**Material provided**:
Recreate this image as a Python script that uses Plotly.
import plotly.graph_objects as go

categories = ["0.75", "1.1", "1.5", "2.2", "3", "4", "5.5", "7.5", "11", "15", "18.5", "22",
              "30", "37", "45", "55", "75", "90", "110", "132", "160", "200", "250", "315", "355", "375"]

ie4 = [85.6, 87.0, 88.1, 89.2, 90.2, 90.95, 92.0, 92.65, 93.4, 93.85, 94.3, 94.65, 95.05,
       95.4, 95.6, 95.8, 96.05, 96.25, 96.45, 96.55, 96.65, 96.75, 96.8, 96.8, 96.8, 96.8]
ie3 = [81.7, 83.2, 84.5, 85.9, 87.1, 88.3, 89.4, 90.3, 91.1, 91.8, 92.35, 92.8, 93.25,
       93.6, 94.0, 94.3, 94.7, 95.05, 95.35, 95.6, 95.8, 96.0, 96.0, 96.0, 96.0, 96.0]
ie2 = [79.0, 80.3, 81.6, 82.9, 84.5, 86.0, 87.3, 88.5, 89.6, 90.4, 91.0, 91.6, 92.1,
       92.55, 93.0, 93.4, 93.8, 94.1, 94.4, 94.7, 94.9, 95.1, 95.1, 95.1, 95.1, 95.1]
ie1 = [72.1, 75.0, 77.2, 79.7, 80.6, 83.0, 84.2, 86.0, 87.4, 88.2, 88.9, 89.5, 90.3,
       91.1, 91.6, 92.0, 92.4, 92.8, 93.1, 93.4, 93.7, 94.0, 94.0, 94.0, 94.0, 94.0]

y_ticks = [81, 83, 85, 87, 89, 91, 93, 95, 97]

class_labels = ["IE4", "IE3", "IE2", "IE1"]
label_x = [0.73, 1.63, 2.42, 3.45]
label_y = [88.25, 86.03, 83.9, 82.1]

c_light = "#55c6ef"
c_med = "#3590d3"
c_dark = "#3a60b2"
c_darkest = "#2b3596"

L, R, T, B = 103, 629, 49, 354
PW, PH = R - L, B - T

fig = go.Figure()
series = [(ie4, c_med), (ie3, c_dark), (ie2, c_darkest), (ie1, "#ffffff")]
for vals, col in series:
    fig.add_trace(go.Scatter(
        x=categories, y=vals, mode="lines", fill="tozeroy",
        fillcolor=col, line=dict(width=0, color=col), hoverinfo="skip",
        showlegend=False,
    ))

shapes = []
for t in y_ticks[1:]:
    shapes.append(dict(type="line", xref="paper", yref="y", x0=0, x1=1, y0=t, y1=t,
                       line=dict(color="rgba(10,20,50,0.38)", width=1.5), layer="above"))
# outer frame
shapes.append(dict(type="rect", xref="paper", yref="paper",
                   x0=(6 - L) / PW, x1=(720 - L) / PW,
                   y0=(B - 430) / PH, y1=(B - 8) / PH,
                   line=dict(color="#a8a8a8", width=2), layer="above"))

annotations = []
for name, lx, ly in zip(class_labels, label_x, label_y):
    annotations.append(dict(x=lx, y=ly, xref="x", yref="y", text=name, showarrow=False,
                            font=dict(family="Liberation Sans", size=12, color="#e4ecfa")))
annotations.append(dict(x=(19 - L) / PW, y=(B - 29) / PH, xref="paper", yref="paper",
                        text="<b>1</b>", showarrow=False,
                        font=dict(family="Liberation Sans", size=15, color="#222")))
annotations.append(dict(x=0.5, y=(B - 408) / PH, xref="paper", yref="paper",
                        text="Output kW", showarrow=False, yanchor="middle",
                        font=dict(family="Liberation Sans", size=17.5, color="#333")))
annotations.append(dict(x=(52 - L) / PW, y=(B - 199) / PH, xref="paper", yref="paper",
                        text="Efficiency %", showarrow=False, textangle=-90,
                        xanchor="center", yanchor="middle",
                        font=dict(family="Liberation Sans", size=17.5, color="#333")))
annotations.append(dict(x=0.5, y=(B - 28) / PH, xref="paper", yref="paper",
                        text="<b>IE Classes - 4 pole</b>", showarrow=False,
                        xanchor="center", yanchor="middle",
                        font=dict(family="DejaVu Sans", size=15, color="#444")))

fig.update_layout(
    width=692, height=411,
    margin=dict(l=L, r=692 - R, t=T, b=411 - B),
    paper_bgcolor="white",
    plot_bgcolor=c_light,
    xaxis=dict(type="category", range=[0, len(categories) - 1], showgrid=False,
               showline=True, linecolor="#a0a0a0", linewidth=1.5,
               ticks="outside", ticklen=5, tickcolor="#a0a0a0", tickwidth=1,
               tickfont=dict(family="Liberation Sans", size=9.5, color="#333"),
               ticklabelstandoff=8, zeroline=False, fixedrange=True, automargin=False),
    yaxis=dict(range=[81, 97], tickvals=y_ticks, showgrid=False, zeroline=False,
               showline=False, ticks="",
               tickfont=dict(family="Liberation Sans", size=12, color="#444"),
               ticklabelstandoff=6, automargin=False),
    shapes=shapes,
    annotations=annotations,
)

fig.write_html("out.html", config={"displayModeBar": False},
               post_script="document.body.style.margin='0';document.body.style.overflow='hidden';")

**Given request**: Output all of the data again, exactly.

**Answer to the problem**:
Recreate this image as a Python script that uses Plotly.
import plotly.graph_objects as go

categories = ["0.75", "1.1", "1.5", "2.2", "3", "4", "5.5", "7.5", "11", "15", "18.5", "22",
              "30", "37", "45", "55", "75", "90", "110", "132", "160", "200", "250", "315", "355", "375"]

ie4 = [85.6, 87.0, 88.1, 89.2, 90.2, 90.95, 92.0, 92.65, 93.4, 93.85, 94.3, 94.65, 95.05,
       95.4, 95.6, 95.8, 96.05, 96.25, 96.45, 96.55, 96.65, 96.75, 96.8, 96.8, 96.8, 96.8]
ie3 = [81.7, 83.2, 84.5, 85.9, 87.1, 88.3, 89.4, 90.3, 91.1, 91.8, 92.35, 92.8, 93.25,
       93.6, 94.0, 94.3, 94.7, 95.05, 95.35, 95.6, 95.8, 96.0, 96.0, 96.0, 96.0, 96.0]
ie2 = [79.0, 80.3, 81.6, 82.9, 84.5, 86.0, 87.3, 88.5, 89.6, 90.4, 91.0, 91.6, 92.1,
       92.55, 93.0, 93.4, 93.8, 94.1, 94.4, 94.7, 94.9, 95.1, 95.1, 95.1, 95.1, 95.1]
ie1 = [72.1, 75.0, 77.2, 79.7, 80.6, 83.0, 84.2, 86.0, 87.4, 88.2, 88.9, 89.5, 90.3,
       91.1, 91.6, 92.0, 92.4, 92.8, 93.1, 93.4, 93.7, 94.0, 94.0, 94.0, 94.0, 94.0]

y_ticks = [81, 83, 85, 87, 89, 91, 93, 95, 97]

class_labels = ["IE4", "IE3", "IE2", "IE1"]
label_x = [0.73, 1.63, 2.42, 3.45]
label_y = [88.25, 86.03, 83.9, 82.1]

c_light = "#55c6ef"
c_med = "#3590d3"
c_dark = "#3a60b2"
c_darkest = "#2b3596"

L, R, T, B = 103, 629, 49, 354
PW, PH = R - L, B - T

fig = go.Figure()
series = [(ie4, c_med), (ie3, c_dark), (ie2, c_darkest), (ie1, "#ffffff")]
for vals, col in series:
    fig.add_trace(go.Scatter(
        x=categories, y=vals, mode="lines", fill="tozeroy",
        fillcolor=col, line=dict(width=0, color=col), hoverinfo="skip",
        showlegend=False,
    ))

shapes = []
for t in y_ticks[1:]:
    shapes.append(dict(type="line", xref="paper", yref="y", x0=0, x1=1, y0=t, y1=t,
                       line=dict(color="rgba(10,20,50,0.38)", width=1.5), layer="above"))
# outer frame
shapes.append(dict(type="rect", xref="paper", yref="paper",
                   x0=(6 - L) / PW, x1=(720 - L) / PW,
                   y0=(B - 430) / PH, y1=(B - 8) / PH,
                   line=dict(color="#a8a8a8", width=2), layer="above"))

annotations = []
for name, lx, ly in zip(class_labels, label_x, label_y):
    annotations.append(dict(x=lx, y=ly, xref="x", yref="y", text=name, showarrow=False,
                            font=dict(family="Liberation Sans", size=12, color="#e4ecfa")))
annotations.append(dict(x=(19 - L) / PW, y=(B - 29) / PH, xref="paper", yref="paper",
                        text="<b>1</b>", showarrow=False,
                        font=dict(family="Liberation Sans", size=15, color="#222")))
annotations.append(dict(x=0.5, y=(B - 408) / PH, xref="paper", yref="paper",
                        text="Output kW", showarrow=False, yanchor="middle",
                        font=dict(family="Liberation Sans", size=17.5, color="#333")))
annotations.append(dict(x=(52 - L) / PW, y=(B - 199) / PH, xref="paper", yref="paper",
                        text="Efficiency %", showarrow=False, textangle=-90,
                        xanchor="center", yanchor="middle",
                        font=dict(family="Liberation Sans", size=17.5, color="#333")))
annotations.append(dict(x=0.5, y=(B - 28) / PH, xref="paper", yref="paper",
                        text="<b>IE Classes - 4 pole</b>", showarrow=False,
                        xanchor="center", yanchor="middle",
                        font=dict(family="DejaVu Sans", size=15, color="#444")))

fig.update_layout(
    width=692, height=411,
    margin=dict(l=L, r=692 - R, t=T, b=411 - B),
    paper_bgcolor="white",
    plot_bgcolor=c_light,
    xaxis=dict(type="category", range=[0, len(categories) - 1], showgrid=False,
               showline=True, linecolor="#a0a0a0", linewidth=1.5,
               ticks="outside", ticklen=5, tickcolor="#a0a0a0", tickwidth=1,
               tickfont=dict(family="Liberation Sans", size=9.5, color="#333"),
               ticklabelstandoff=8, zeroline=False, fixedrange=True, automargin=False),
    yaxis=dict(range=[81, 97], tickvals=y_ticks, showgrid=False, zeroline=False,
               showline=False, ticks="",
               tickfont=dict(family="Liberation Sans", size=12, color="#444"),
               ticklabelstandoff=6, automargin=False),
    shapes=shapes,
    annotations=annotations,
)

fig.write_html("out.html", config={"displayModeBar": False},
               post_script="document.body.style.margin='0';document.body.style.overflow='hidden';")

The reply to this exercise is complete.